His fame aside, DCist wonders if Gehry was the best choice for the Corcoran expansion. The common complaint from the architectural elite exactly follows Gehry’s acclaimed body of work: with city-defining works erected in Chicago, Seattle, and all over California—as well as a major Guggenheim expansion in the works for New York—Gehry’s signature style is quickly becoming synonymous for any architecture that isn’t neoclassical. While the Corcoran might not have been willing to give a less notorious architect the same free hand, DCist knows that the contemporary architecture bench isn’t one-deep. A principled stance against Gehryism might’ve even amounted to a commission that didn’t impose on the city’s architectural history and nuance.

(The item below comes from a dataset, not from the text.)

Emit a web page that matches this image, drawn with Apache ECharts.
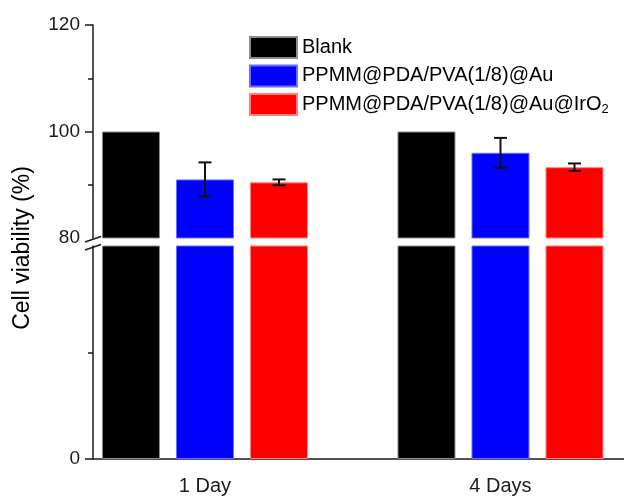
<!DOCTYPE html>
<html>
<head>
<meta charset="utf-8">
<script src="https://cdn.jsdelivr.net/npm/echarts@6/dist/echarts.min.js"></script>
<style>
  html, body { margin: 0; padding: 0; background: #fff; }
  #main { width: 624px; height: 496px; }
</style>
</head>
<body>
<div id="main"></div>
<script>
  // 数据
  var categories = ['1 Day', '4 Days'];
  var seriesNames = ['Blank', 'PPMM@PDA/PVA(1/8)@Au', 'PPMM@PDA/PVA(1/8)@Au@IrO2'];
  var blankMean = [100, 100];
  var auMean = [91.0, 96.0];
  var auErr = [3.2, 2.8];
  var irMean = [90.45, 93.3];
  var irErr = [0.55, 0.7];
  var upperLabels = [80, 100, 120];
  var lowerLabels = [0];

  var colors = ['#000000', '#0000ff', '#ff0000'];
  var borders = ['#8c8c8c', '#6e6eff', '#ff8080'];
  var axisColor = '#1a1a1a';
  var font = 'Liberation Sans, Arial, sans-serif';
  var barWidth = 58;
  var barGapPct = 0.276;
  var xMin = -0.379, xMax = 1.418;

  function pairs(vals) {
    return vals.map(function (v, i) { return [i, v]; });
  }
  function errPairs(vals, errs) {
    return vals.map(function (v, i) { return [i, v, errs[i]]; });
  }

  var means = [blankMean, auMean, irMean];

  var series = [];
  // 上下两段坐标各画一遍柱子 (断轴)
  [0, 1].forEach(function (g) {
    means.forEach(function (m, k) {
      series.push({
        name: seriesNames[k],
        type: 'bar',
        xAxisIndex: g,
        yAxisIndex: g,
        barWidth: barWidth,
        barGap: (barGapPct * 100) + '%',
        itemStyle: { color: colors[k], borderColor: borders[k], borderWidth: 1 },
        data: pairs(m)
      });
    });
  });

  // 误差棒
  function errorBar(offsetIndex) {
    return function (params, api) {
      var x = api.value(0), y = api.value(1), e = api.value(2);
      var dx = offsetIndex * barWidth * (1 + barGapPct);
      var top = api.coord([x, y + e]);
      var bot = api.coord([x, y - e]);
      var cx = top[0] + dx;
      var cap = 6.5;
      var st = { stroke: '#111', lineWidth: 2 };
      return {
        type: 'group',
        children: [
          { type: 'line', shape: { x1: cx, y1: top[1], x2: cx, y2: bot[1] }, style: st },
          { type: 'line', shape: { x1: cx - cap, y1: top[1], x2: cx + cap, y2: top[1] }, style: st },
          { type: 'line', shape: { x1: cx - cap, y1: bot[1], x2: cx + cap, y2: bot[1] }, style: st }
        ]
      };
    };
  }
  series.push({ type: 'custom', xAxisIndex: 0, yAxisIndex: 0, z: 5, renderItem: errorBar(0), data: errPairs(auMean, auErr) });
  series.push({ type: 'custom', xAxisIndex: 0, yAxisIndex: 0, z: 5, renderItem: errorBar(1), data: errPairs(irMean, irErr) });

  var labelStyle = { color: axisColor, fontSize: 19, fontFamily: font, margin: 13 };

  var myChart = echarts.init(document.getElementById('main'));
  myChart.setOption({
    animation: false,
    backgroundColor: '#fff',
    legend: {
      data: seriesNames,
      orient: 'vertical',
      left: 244,
      top: 31,
      icon: 'rect',
      itemWidth: 47,
      itemHeight: 21,
      itemGap: 5.5,
      formatter: function (name) {
        if (name.slice(-4) === 'IrO2') {
          return '{t|' + name.slice(0, -1) + '}{s|2}';
        }
        return '{t|' + name + '}';
      },
      textStyle: {
        color: '#000',
        fontSize: 20,
        fontFamily: font,
        rich: {
          t: { fontSize: 20, lineHeight: 21, verticalAlign: 'top', fontFamily: font },
          s: { fontSize: 13, lineHeight: 13, padding: [10, 0, 0, 0], fontFamily: font }
        }
      }
    },
    grid: [
      { left: 93, right: 0, top: 25, height: 213 },
      { left: 93, right: 0, top: 246, height: 213 }
    ],
    xAxis: [
      { gridIndex: 0, type: 'value', min: xMin, max: xMax, show: false },
      {
        gridIndex: 1, type: 'value', min: xMin, max: xMax,
        axisLine: { show: true, onZero: false, lineStyle: { color: axisColor, width: 1.5 } },
        axisTick: { show: false },
        splitLine: { show: false },
        axisLabel: {
          customValues: [0, 1],
          formatter: function (v) { return categories[Math.round(v)]; },
          color: axisColor, fontSize: 20, fontFamily: font, margin: 17
        }
      }
    ],
    yAxis: [
      {
        gridIndex: 0, type: 'value', min: 80, max: 120, interval: 20,
        axisLine: { show: true, onZero: false, lineStyle: { color: axisColor, width: 1.5 } },
        axisTick: { show: true, length: 8, customValues: [100, 120], lineStyle: { color: axisColor, width: 1.5 } },
        minorTick: { show: true, splitNumber: 2, length: 5, lineStyle: { color: axisColor, width: 1.5 } },
        splitLine: { show: false },
        axisLabel: Object.assign({ customValues: upperLabels }, labelStyle)
      },
      {
        gridIndex: 1, type: 'value', min: 0, max: 80, interval: 80,
        axisLine: { show: true, onZero: false, lineStyle: { color: axisColor, width: 1.5 } },
        axisTick: { show: true, length: 8, customValues: [0], lineStyle: { color: axisColor, width: 1.5 } },
        minorTick: { show: true, splitNumber: 2, length: 5, lineStyle: { color: axisColor, width: 1.5 } },
        splitLine: { show: false },
        axisLabel: Object.assign({ customValues: lowerLabels }, labelStyle)
      }
    ],
    graphic: [
      {
        type: 'text', x: 23, y: 248, rotation: Math.PI / 2,
        style: { text: 'Cell viability (%)', fontSize: 23, fill: '#000', fontFamily: font, align: 'center', verticalAlign: 'middle' }
      },
      // 断轴符号
      { type: 'line', shape: { x1: 85, y1: 242, x2: 101, y2: 236.5 }, style: { stroke: axisColor, lineWidth: 1.5 } },
      { type: 'line', shape: { x1: 85, y1: 250, x2: 101, y2: 244.5 }, style: { stroke: axisColor, lineWidth: 1.5 } }
    ],
    series: series
  });
</script>
</body>
</html>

(From DCist contributor Kriston Capps.)
DCist on Gehry's furniture exhibit at the Corcoran.

I call it "Origami Architecture"
"impose on the city's architectural history and nuance"?
So you would prefer that new buildings all carry forward the boring, repetitive faux-classicism of nearly everything built downtown other than the East Wing of the NGA? I'm certainly not Gehry's biggest fan, and think that buildings like the Bilbao Guggenheim are more works of sculpture than architecture (inside? who cares about the inside?), but this city desperately needs a little creativity in its built environment.
The real reason to be grumpy about the Gehry addition is that they've suckered the city into pumping $40 million into the project via extremely dubious bond financing. One shiny facade is not going to increase tourism all that much, no matter what they think.